Vu son état abrupt, les voitures l’empruntent avec beaucoup de précautions et aucun bus ni fourgon de transport ne s’y aventurent, de sorte que les élèves pour se rendre au CEM ou au lycée sont contraints de parcourir chaque matin les quatre kilomètres de piste les séparant de la route goudronnée, par laquelle passent les cars et autres véhicules de transport censés les emmener à plus de 17 kilomètres pour étudier. En l’absence d’un quelconque service assurant la collecte des ordures ménagères, c’est la rive de l’oued longeant le village qui s’est transformée en une décharge sauvage. Comme un malheur ne vient jamais seul, l’assainissement est inexistant dans cette bourgade où les fosses sauvages sont devenues légion, menaçant la contamination des quelques puits à usage domestique creusés dans les champs. Une épidémie n’est pas à écarter ! Même la mosquée n’a pas échappé à la précarité, du moment que l’imam qui gère ce lieu de culte était payé par les villageois avant que l’on ne daigne le recruter dans le cadre de… l’emploi de jeunes ! Avant de quitter ce hameau de l’au-delà, nous avons rencontré un enseignant qui nous a rappelé avec amertume que “c’est justement dans ce village qu’on a réussi à jumeler trois classes de niveaux différents pour pouvoir assurer un enseignement hybride et saugrenu !”.

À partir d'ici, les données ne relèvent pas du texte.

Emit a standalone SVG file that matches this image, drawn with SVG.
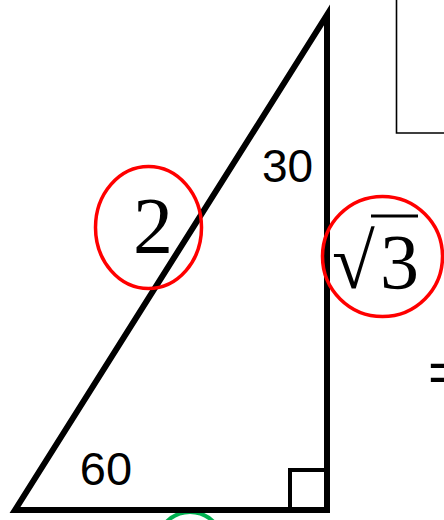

Certes, il est difficile de s’imaginer totalement le vécu et la réalité de ces citoyens mais ce qu’on a vu était suffisamment révélateur. Nous avons quitté Ighzer Oubellot sans avoir tout vu mais sans pour autant que l’on nous cache quelque chose. Rien n’a été occulté par ces habitants chaleureux et plein de vie malgré, comme nous l’a dit l’un d’eux. “Leur mort programmée”.